* **Aim of the task**
Carry none of the pictures over; set down the material below exactly.

* **Data section**
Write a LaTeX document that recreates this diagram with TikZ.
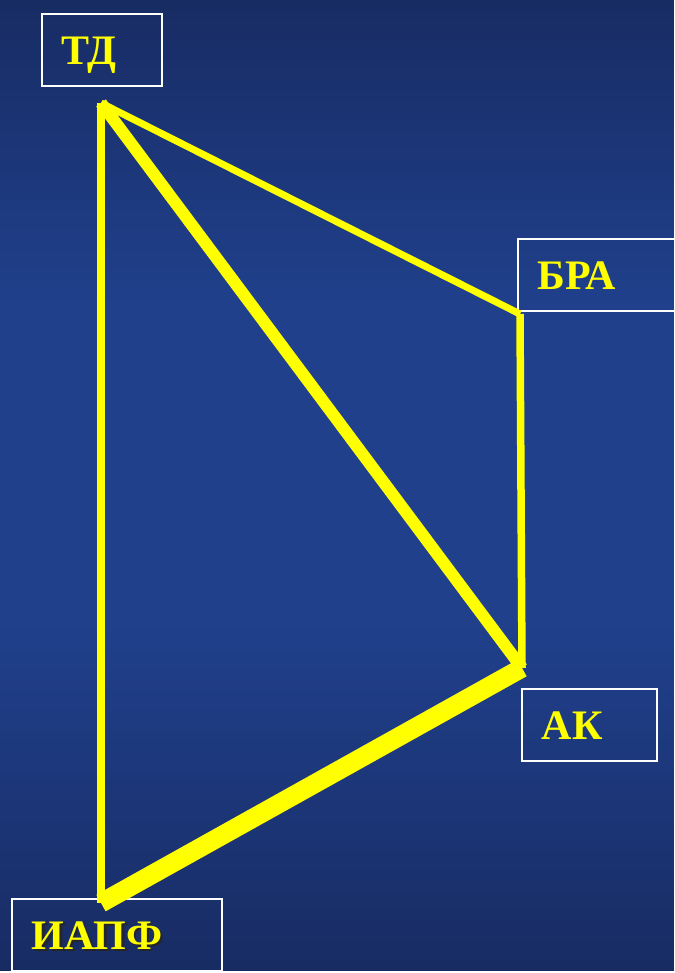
\documentclass[tikz,border=0pt]{standalone}
\usepackage{fontspec}
\setmainfont{Liberation Serif}
\usepackage{xcolor}
\usetikzlibrary{math}
\definecolor{bgtop}{RGB}{24,44,100}
\definecolor{bgmid}{RGB}{32,64,140}
\definecolor{bgbot}{RGB}{22,40,94}
\definecolor{lineyellow}{RGB}{255,255,0}
\newcommand{\shadowlabel}[1]{\makebox[0pt][l]{\hspace{2.5pt}\raisebox{-2.5pt}{\color{black!85}#1}}#1}
\tikzset{
labelbox/.style={draw=white, line width=1.6pt, inner xsep=20pt, inner ysep=0pt,
  minimum height=72pt, anchor=north west, align=left, text=lineyellow,
  text height=29pt, text depth=0pt, font=\fontsize{42}{48}\selectfont\bfseries},
edge/.style={draw=lineyellow, line cap=butt}
}

\begin{document}
\begin{tikzpicture}[x=1pt,y=-1pt]
\tikzmath{
\W=674;
\H=973;
}
\useasboundingbox (0,0) rectangle (\W,\H);
\clip (0,0) rectangle (\W,\H);

%background, in strips: lighter band in the middle
\foreach \i in {0,...,96}{
  \pgfmathsetmacro{\p}{\i<30 ? 100*\i/30 : (\i<62 ? 100 : 100*(96-\i)/34)}
  \fill[color=bgmid!\p!bgtop] (0,\i*10) rectangle (\W,\i*10+10.5);
}

\coordinate (td) at (101,103);%corners of the figure
\coordinate (bra) at (520,314);
\coordinate (ak) at (522,668);
\coordinate (iapf) at (101,903);

%boxes
\node[labelbox, text width=80pt] (tdbox) at (41,13) {ТД};
\node[labelbox, text width=120pt] (brabox) at (517,238) {БРА};
\node[labelbox, text width=95pt] (akbox) at (521,688) {АК};
\node[labelbox, text width=170pt] (iapfbox) at (11,898) {\shadowlabel{ИАПФ}};

%edges
\draw[edge, line width=8pt] (td) -- (iapf);
\draw[edge, line width=7pt] (td) -- (bra);
\draw[edge, line width=12pt] (td) -- (ak);
\draw[edge, line width=7.5pt] (bra) -- (ak);
\draw[edge, line width=19pt] (ak) -- (iapf);
\end{tikzpicture}
\end{document}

* **Correct result**
Write a LaTeX document that recreates this diagram with TikZ.
\documentclass[tikz,border=0pt]{standalone}
\usepackage{fontspec}
\setmainfont{Liberation Serif}
\usepackage{xcolor}
\usetikzlibrary{math}
\definecolor{bgtop}{RGB}{24,44,100}
\definecolor{bgmid}{RGB}{32,64,140}
\definecolor{bgbot}{RGB}{22,40,94}
\definecolor{lineyellow}{RGB}{255,255,0}
\newcommand{\shadowlabel}[1]{\makebox[0pt][l]{\hspace{2.5pt}\raisebox{-2.5pt}{\color{black!85}#1}}#1}
\tikzset{
labelbox/.style={draw=white, line width=1.6pt, inner xsep=20pt, inner ysep=0pt,
  minimum height=72pt, anchor=north west, align=left, text=lineyellow,
  text height=29pt, text depth=0pt, font=\fontsize{42}{48}\selectfont\bfseries},
edge/.style={draw=lineyellow, line cap=butt}
}

\begin{document}
\begin{tikzpicture}[x=1pt,y=-1pt]
\tikzmath{
\W=674;
\H=973;
}
\useasboundingbox (0,0) rectangle (\W,\H);
\clip (0,0) rectangle (\W,\H);

%background, in strips: lighter band in the middle
\foreach \i in {0,...,96}{
  \pgfmathsetmacro{\p}{\i<30 ? 100*\i/30 : (\i<62 ? 100 : 100*(96-\i)/34)}
  \fill[color=bgmid!\p!bgtop] (0,\i*10) rectangle (\W,\i*10+10.5);
}

\coordinate (td) at (101,103);%corners of the figure
\coordinate (bra) at (520,314);
\coordinate (ak) at (522,668);
\coordinate (iapf) at (101,903);

%boxes
\node[labelbox, text width=80pt] (tdbox) at (41,13) {ТД};
\node[labelbox, text width=120pt] (brabox) at (517,238) {БРА};
\node[labelbox, text width=95pt] (akbox) at (521,688) {АК};
\node[labelbox, text width=170pt] (iapfbox) at (11,898) {\shadowlabel{ИАПФ}};

%edges
\draw[edge, line width=8pt] (td) -- (iapf);
\draw[edge, line width=7pt] (td) -- (bra);
\draw[edge, line width=12pt] (td) -- (ak);
\draw[edge, line width=7.5pt] (bra) -- (ak);
\draw[edge, line width=19pt] (ak) -- (iapf);
\end{tikzpicture}
\end{document}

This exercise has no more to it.